BEGIN Stored data

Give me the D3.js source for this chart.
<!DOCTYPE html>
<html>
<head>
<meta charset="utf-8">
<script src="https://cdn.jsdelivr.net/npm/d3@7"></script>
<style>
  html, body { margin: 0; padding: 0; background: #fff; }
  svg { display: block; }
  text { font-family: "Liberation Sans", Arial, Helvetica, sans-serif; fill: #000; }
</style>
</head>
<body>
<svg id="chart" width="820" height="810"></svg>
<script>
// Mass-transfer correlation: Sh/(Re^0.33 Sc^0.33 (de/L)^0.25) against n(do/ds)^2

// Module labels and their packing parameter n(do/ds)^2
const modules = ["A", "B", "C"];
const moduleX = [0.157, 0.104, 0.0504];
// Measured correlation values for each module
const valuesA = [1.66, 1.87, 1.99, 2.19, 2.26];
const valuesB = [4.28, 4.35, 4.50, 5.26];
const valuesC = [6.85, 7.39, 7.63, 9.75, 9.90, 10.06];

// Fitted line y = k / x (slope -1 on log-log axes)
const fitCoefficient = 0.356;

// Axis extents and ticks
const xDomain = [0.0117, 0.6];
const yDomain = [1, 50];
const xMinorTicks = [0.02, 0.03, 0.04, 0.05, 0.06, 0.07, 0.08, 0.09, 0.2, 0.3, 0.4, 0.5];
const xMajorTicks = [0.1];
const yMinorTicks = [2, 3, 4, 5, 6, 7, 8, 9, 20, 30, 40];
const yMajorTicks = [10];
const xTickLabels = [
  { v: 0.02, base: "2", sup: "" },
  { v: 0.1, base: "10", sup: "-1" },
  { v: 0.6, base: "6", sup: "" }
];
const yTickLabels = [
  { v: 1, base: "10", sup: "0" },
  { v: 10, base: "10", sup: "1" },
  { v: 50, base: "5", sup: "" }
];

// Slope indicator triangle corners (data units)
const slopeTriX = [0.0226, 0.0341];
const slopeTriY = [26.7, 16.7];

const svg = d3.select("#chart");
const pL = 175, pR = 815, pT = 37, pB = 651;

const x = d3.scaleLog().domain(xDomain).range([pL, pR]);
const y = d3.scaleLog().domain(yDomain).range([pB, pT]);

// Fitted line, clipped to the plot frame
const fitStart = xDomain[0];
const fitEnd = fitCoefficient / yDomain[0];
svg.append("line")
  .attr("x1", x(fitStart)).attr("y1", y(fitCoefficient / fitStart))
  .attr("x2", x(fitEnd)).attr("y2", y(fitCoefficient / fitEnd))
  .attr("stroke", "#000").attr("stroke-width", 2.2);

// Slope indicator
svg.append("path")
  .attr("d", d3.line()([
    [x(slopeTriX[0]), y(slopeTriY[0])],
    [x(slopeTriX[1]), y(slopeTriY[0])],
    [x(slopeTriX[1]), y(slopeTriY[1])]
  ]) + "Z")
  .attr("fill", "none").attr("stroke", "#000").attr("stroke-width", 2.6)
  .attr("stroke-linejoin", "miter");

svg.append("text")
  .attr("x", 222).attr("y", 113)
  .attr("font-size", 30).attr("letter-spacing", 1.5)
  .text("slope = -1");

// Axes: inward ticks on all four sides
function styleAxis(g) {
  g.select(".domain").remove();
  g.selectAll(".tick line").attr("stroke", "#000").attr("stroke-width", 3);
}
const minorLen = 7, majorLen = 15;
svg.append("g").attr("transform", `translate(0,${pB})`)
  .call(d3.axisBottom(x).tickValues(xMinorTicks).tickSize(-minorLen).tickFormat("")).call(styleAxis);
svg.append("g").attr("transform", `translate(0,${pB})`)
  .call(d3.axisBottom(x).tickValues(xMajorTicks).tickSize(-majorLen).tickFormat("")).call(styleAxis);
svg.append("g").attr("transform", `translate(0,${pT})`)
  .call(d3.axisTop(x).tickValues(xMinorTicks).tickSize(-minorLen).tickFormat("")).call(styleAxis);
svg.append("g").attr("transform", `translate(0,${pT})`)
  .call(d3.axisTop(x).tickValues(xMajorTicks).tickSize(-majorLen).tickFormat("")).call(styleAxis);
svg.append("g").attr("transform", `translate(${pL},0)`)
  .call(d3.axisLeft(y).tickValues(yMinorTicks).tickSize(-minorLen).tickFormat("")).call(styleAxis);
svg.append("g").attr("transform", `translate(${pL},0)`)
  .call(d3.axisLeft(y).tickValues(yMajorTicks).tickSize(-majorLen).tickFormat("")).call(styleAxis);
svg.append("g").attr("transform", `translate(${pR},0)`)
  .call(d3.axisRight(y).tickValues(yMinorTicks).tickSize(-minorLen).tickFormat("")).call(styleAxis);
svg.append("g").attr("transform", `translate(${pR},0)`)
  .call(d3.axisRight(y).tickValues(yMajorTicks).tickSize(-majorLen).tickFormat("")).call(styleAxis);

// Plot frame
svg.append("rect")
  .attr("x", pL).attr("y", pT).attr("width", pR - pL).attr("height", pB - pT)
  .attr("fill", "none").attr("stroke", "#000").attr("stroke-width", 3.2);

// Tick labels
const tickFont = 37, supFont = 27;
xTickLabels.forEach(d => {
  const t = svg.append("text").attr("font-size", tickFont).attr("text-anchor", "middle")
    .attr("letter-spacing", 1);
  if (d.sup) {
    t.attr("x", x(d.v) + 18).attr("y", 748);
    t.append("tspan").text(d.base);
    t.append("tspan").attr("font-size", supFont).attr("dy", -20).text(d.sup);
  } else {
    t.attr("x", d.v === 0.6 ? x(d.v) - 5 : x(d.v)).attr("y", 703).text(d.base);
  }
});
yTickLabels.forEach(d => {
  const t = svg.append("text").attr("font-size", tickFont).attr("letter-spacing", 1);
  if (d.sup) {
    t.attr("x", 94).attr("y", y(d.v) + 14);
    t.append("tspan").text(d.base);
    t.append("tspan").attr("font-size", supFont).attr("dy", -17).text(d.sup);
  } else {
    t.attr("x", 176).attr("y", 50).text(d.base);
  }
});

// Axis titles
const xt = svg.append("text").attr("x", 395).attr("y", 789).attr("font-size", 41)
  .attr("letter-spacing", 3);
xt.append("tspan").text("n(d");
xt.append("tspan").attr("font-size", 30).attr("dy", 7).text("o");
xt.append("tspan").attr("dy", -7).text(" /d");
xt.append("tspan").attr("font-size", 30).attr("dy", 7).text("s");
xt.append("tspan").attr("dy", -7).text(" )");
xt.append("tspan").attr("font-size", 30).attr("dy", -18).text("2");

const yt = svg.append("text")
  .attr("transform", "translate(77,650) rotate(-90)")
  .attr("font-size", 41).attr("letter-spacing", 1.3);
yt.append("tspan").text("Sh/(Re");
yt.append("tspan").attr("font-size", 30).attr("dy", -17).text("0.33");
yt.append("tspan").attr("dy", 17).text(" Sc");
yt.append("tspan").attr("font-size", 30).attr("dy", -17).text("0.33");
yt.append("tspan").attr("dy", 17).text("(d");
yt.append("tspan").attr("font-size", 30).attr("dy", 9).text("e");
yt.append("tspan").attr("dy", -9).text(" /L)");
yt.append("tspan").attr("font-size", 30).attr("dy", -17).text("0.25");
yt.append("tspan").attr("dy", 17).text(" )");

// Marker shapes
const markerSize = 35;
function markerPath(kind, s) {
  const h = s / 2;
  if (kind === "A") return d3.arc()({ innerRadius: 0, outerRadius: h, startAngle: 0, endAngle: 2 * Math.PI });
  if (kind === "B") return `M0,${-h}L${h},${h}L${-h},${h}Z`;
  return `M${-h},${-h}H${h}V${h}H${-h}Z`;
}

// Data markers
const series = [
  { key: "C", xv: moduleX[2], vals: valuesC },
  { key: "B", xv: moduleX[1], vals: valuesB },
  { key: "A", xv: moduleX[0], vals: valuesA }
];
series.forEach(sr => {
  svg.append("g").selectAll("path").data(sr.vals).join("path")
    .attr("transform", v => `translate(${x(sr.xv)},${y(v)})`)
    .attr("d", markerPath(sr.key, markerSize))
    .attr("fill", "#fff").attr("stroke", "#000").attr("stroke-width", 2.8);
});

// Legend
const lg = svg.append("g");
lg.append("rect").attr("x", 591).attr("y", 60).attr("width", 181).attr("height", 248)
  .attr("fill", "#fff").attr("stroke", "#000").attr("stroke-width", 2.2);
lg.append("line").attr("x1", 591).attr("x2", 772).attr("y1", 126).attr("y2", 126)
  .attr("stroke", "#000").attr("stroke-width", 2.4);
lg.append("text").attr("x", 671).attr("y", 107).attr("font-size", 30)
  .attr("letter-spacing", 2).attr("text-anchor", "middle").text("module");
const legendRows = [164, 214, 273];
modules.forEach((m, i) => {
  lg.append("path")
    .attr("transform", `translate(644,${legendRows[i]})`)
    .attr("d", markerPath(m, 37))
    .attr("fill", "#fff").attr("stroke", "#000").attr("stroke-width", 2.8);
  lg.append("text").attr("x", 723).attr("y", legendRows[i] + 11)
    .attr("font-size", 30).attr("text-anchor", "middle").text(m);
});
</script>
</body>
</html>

END Stored data

• **Requirement**: Can you write out the lines above, from the first one through the one containing "const slopeTriY = [26.7, 16.7];", exactly as they appear and nothing more?

• **Task result**:
Give me the D3.js source for this chart.
<!DOCTYPE html>
<html>
<head>
<meta charset="utf-8">
<script src="https://cdn.jsdelivr.net/npm/d3@7"></script>
<style>
  html, body { margin: 0; padding: 0; background: #fff; }
  svg { display: block; }
  text { font-family: "Liberation Sans", Arial, Helvetica, sans-serif; fill: #000; }
</style>
</head>
<body>
<svg id="chart" width="820" height="810"></svg>
<script>
// Mass-transfer correlation: Sh/(Re^0.33 Sc^0.33 (de/L)^0.25) against n(do/ds)^2

// Module labels and their packing parameter n(do/ds)^2
const modules = ["A", "B", "C"];
const moduleX = [0.157, 0.104, 0.0504];
// Measured correlation values for each module
const valuesA = [1.66, 1.87, 1.99, 2.19, 2.26];
const valuesB = [4.28, 4.35, 4.50, 5.26];
const valuesC = [6.85, 7.39, 7.63, 9.75, 9.90, 10.06];

// Fitted line y = k / x (slope -1 on log-log axes)
const fitCoefficient = 0.356;

// Axis extents and ticks
const xDomain = [0.0117, 0.6];
const yDomain = [1, 50];
const xMinorTicks = [0.02, 0.03, 0.04, 0.05, 0.06, 0.07, 0.08, 0.09, 0.2, 0.3, 0.4, 0.5];
const xMajorTicks = [0.1];
const yMinorTicks = [2, 3, 4, 5, 6, 7, 8, 9, 20, 30, 40];
const yMajorTicks = [10];
const xTickLabels = [
  { v: 0.02, base: "2", sup: "" },
  { v: 0.1, base: "10", sup: "-1" },
  { v: 0.6, base: "6", sup: "" }
];
const yTickLabels = [
  { v: 1, base: "10", sup: "0" },
  { v: 10, base: "10", sup: "1" },
  { v: 50, base: "5", sup: "" }
];

// Slope indicator triangle corners (data units)
const slopeTriX = [0.0226, 0.0341];
const slopeTriY = [26.7, 16.7];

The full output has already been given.